Start with the line that contains "Emit a component" and end with the line that contains "const fmt = (v: number)"; retype those lines and the ones between them exactly, without any pictures.

(Records with drawing code)
============================================================

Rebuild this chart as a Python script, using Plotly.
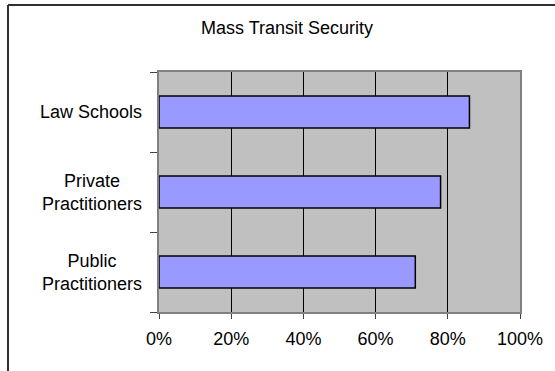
import plotly.graph_objects as go

categories = ["Public<br>Practitioners", "Private<br>Practitioners", "Law Schools"]
values = [0.71, 0.78, 0.86]
x_ticks = [0, 0.2, 0.4, 0.6, 0.8, 1.0]
x_tick_labels = ["0%", "20%", "40%", "60%", "80%", "100%"]
title_text = "Mass Transit Security"

W, H = 555, 371
L, R, T, B = 159, 35, 72, 59
FONT = "Liberation Sans, Arial, sans-serif"
FS = 18

fig = go.Figure()
fig.add_trace(go.Bar(
    y=categories, x=values, orientation="h",
    marker=dict(color="#9999FF", line=dict(color="#000000", width=1.5)),
    width=0.4, showlegend=False, hoverinfo="skip",
))

pw = W - L - R
ph = H - T - B

fig.update_layout(
    width=W, height=H,
    margin=dict(l=L, r=R, t=T, b=B, autoexpand=False),
    paper_bgcolor="white",
    plot_bgcolor="#C0C0C0",
    font=dict(family=FONT, size=FS, color="#000000"),
    title=dict(text=title_text, x=287 / W, xanchor="center", y=1 - 28 / H,
               yanchor="middle", font=dict(family=FONT, size=FS, color="#000000")),
    xaxis=dict(range=[0, 1.0], tickvals=x_ticks, ticktext=x_tick_labels,
               showgrid=True, gridcolor="#000000", gridwidth=1,
               showline=True, linecolor="#808080", linewidth=1.5, mirror=True,
               ticks="outside", ticklen=5, tickcolor="#404040",
               ticklabelstandoff=5, zeroline=False,
               tickfont=dict(family=FONT, size=FS)),
    yaxis=dict(type="category", categoryorder="array", categoryarray=categories,
               tickson="boundaries", ticks="outside", ticklen=7, tickcolor="#404040",
               showticklabels=False, showgrid=False,
               showline=True, linecolor="#808080", linewidth=1.5, mirror=True,
               range=[-0.5, 2.5]),
    bargap=0.6,
)

for c in categories:
    fig.add_annotation(x=-(15) / pw, xref="paper", xanchor="right", y=c, yref="y",
                       text=c, showarrow=False, align="center",
                       font=dict(family=FONT, size=FS, color="#000000"))

# outer chart frame (left and top edges)
fx0 = (8 - L) / pw
fy_top = (ph + T - 5) / ph
fig.add_shape(type="line", xref="paper", yref="paper", x0=fx0, x1=fx0,
              y0=fy_top, y1=-0.3, line=dict(color="#303030", width=2))
fig.add_shape(type="line", xref="paper", yref="paper", x0=fx0, x1=1.2,
              y0=fy_top, y1=fy_top, line=dict(color="#303030", width=2))

fig.write_html("out.html", config={"displayModeBar": False},
               post_script="document.body.style.margin='0';document.body.style.overflow='hidden';")
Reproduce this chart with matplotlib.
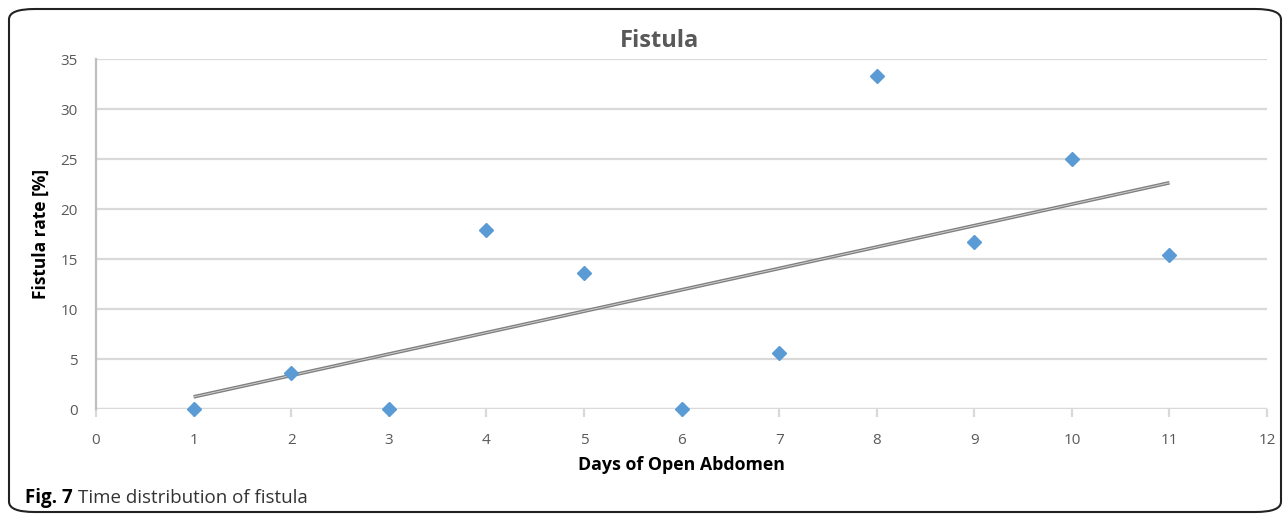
import numpy as np
import matplotlib
matplotlib.use("Agg")
import matplotlib.pyplot as plt
from matplotlib.patches import FancyBboxPatch

plt.rcParams['font.family'] = ['Open Sans', 'DejaVu Sans']

# data
days = [1, 2, 3, 4, 5, 6, 7, 8, 9, 10, 11]
fistula_rate = [0, 3.6, 0, 17.9, 13.6, 0, 5.6, 33.3, 16.7, 25.0, 15.4]
x_ticks = list(range(0, 13))
y_ticks = list(range(0, 36, 5))

fig = plt.figure(figsize=(12.84, 5.15), dpi=100)
ax = fig.add_axes([0.0748, 0.2058, 0.912, 0.6796])

# grid
for y in y_ticks:
    ax.axhline(y, color='#d9d9d9', lw=1.6, zorder=0)

# linear trendline (double line look)
slope, icpt = np.polyfit(days, fistula_rate, 1)
xt = np.array([days[0], days[-1]])
ax.plot(xt, slope * xt + icpt, color='#7f7f7f', lw=2.6, zorder=2, solid_capstyle='butt')
ax.plot(xt, slope * xt + icpt, color='#d0d0d0', lw=0.7, zorder=3, solid_capstyle='butt')

ax.plot(days, fistula_rate, ls='none', marker='D', ms=7, color='#5b9bd5',
        mec='#5b9bd5', zorder=4, clip_on=False)

ax.set_xlim(0, 12)
ax.set_ylim(0, 35)
ax.set_xticks(x_ticks)
ax.set_yticks(y_ticks)

for s in ['top', 'right', 'bottom']:
    ax.spines[s].set_visible(False)
ax.spines['left'].set_color('#bfbfbf')
ax.spines['left'].set_linewidth(1.6)
ax.axhline(0, color='#d9d9d9', lw=1.6, zorder=1)

ax.tick_params(axis='y', length=0, pad=13, labelsize=11, labelcolor='#595959')
ax.tick_params(axis='x', length=6, width=1.6, color='#d9d9d9', direction='in',
               pad=17, labelsize=11, labelcolor='#595959')
for t in ax.get_xticklines():
    t.set_marker(3)

# chart title is centred on the whole chart area, not the plot area
fig.text(659 / 1284, 1 - 47 / 515, 'Fistula', fontsize=17, fontweight='bold',
         color='#595959', ha='center', va='baseline')
ax.set_xlabel('Days of Open Abdomen', fontsize=12.8, fontweight='bold', labelpad=6)
ax.set_ylabel('Fistula rate [%]', fontsize=12.5, fontweight='bold', labelpad=8)

# caption
fig.text(0.0195, 0.024, 'Fig. 7', fontsize=13.5, fontweight='bold', va='baseline')
fig.text(0.0195 + 0.041, 0.024, 'Time distribution of fistula', fontsize=13.5,
         color='#333333', va='baseline')

# rounded frame
box = FancyBboxPatch((9 / 1284, 3 / 515), 1272 / 1284, 503 / 515,
                     boxstyle='round,pad=0,rounding_size=0.02',
                     transform=fig.transFigure, fill=False, ec='#222222', lw=1.5)
fig.patches.append(box)

fig.savefig('out.png', dpi=100)
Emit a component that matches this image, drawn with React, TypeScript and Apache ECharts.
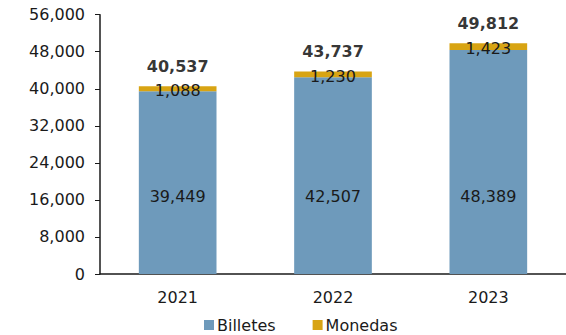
import React, { useEffect, useRef } from "react";
import * as echarts from "echarts";

const categories = ["2021", "2022", "2023"];
const billetes = [39449, 42507, 48389];
const monedas = [1088, 1230, 1423];
const totals = billetes.map((v, i) => v + monedas[i]);

const FONT = "DejaVu Sans";
const fmt = (v: number) => v.toLocaleString("en-US");

export default function App() {
  const ref = useRef<HTMLDivElement>(null);
  useEffect(() => {
    if (!ref.current) return;
    const chart = echarts.init(ref.current, null, { renderer: "svg" });
    chart.setOption({
      animation: false,
      textStyle: { fontFamily: FONT },
      grid: { left: 100, top: 14.7, width: 472, height: 259.3, containLabel: false },
      legend: {
        data: ["Billetes", "Monedas"],
        left: 204,
        top: 317,
        padding: 0,
        icon: "rect",
        itemWidth: 10,
        itemHeight: 10,
        itemGap: 37,
        textStyle: { fontFamily: FONT, fontSize: 16, color: "#1a1a1a", padding: [0, 0, 0, -2] },
      },
      xAxis: {
        type: "category",
        data: categories,
        axisLine: { lineStyle: { color: "#1a1a1a", width: 1.5 } },
        axisTick: { inside: true, length: 5, lineStyle: { color: "#1a1a1a" } },
        axisLabel: { fontFamily: FONT, fontSize: 16, color: "#1a1a1a", margin: 15 },
      },
      yAxis: {
        type: "value",
        min: 0,
        max: 56000,
        interval: 8000,
        splitLine: { show: false },
        axisLine: { show: true, lineStyle: { color: "#1a1a1a", width: 1.5 } },
        axisTick: { show: true, length: 5, lineStyle: { color: "#1a1a1a" } },
        axisLabel: {
          fontFamily: FONT,
          fontSize: 16,
          color: "#1a1a1a",
          margin: 15,
          formatter: (v: number) => fmt(v),
        },
      },
      series: [
        {
          name: "Billetes",
          type: "bar",
          stack: "t",
          barWidth: "50%",
          data: billetes,
          itemStyle: { color: "#6e9abb" },
          label: {
            show: true,
            position: "insideBottom",
            distance: 70,
            fontFamily: FONT,
            fontSize: 16,
            color: "#1a1a1a",
            formatter: (p: any) => fmt(p.value),
          },
        },
        {
          name: "Monedas",
          type: "bar",
          stack: "t",
          barWidth: "50%",
          data: monedas,
          itemStyle: { color: "#d8a413" },
          label: {
            show: true,
            position: "inside",
            offset: [0, 2],
            fontFamily: FONT,
            fontSize: 16,
            color: "#1a1a1a",
            formatter: (p: any) => fmt(p.value),
          },
        },
        {
          name: "Total",
          type: "scatter",
          data: totals,
          symbolSize: 0,
          silent: true,
          z: 10,
          label: {
            show: true,
            position: "top",
            distance: 12,
            fontFamily: FONT,
            fontSize: 16,
            fontWeight: "bold",
            color: "#000",
            formatter: (p: any) => fmt(p.value),
          },
        },
      ],
    });
    return () => chart.dispose();
  }, []);
  return <div ref={ref} style={{ width: 566, height: 335, position: "absolute", left: 0, top: 0 }} />;
}
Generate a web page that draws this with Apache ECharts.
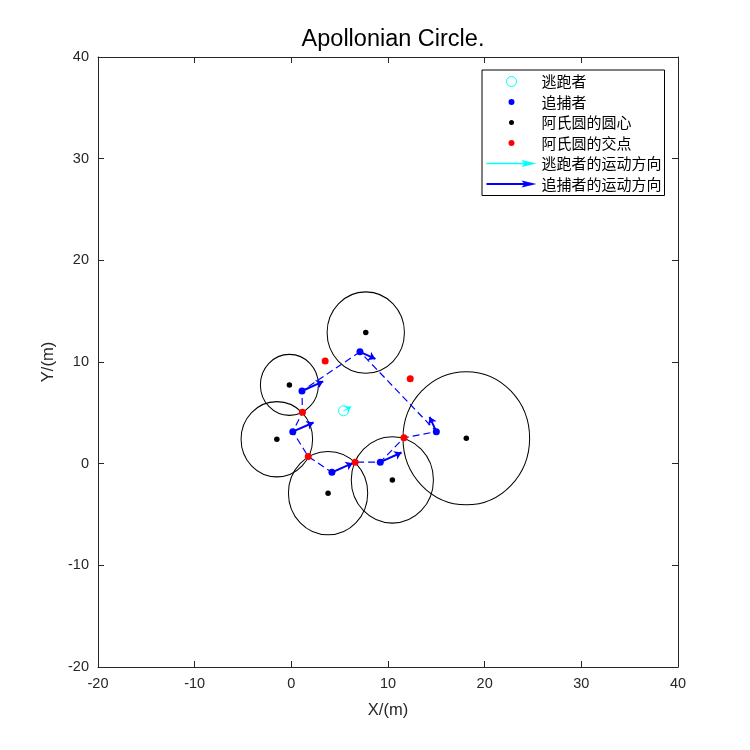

============================================================

Exercise response:
Emit a component that matches this image, drawn with React, TypeScript and Apache ECharts.
import React, { useEffect, useRef } from "react";
import * as echarts from "echarts";

const categories = ["2021", "2022", "2023"];
const billetes = [39449, 42507, 48389];
const monedas = [1088, 1230, 1423];
const totals = billetes.map((v, i) => v + monedas[i]);

const FONT = "DejaVu Sans";
const fmt = (v: number) => v.toLocaleString("en-US");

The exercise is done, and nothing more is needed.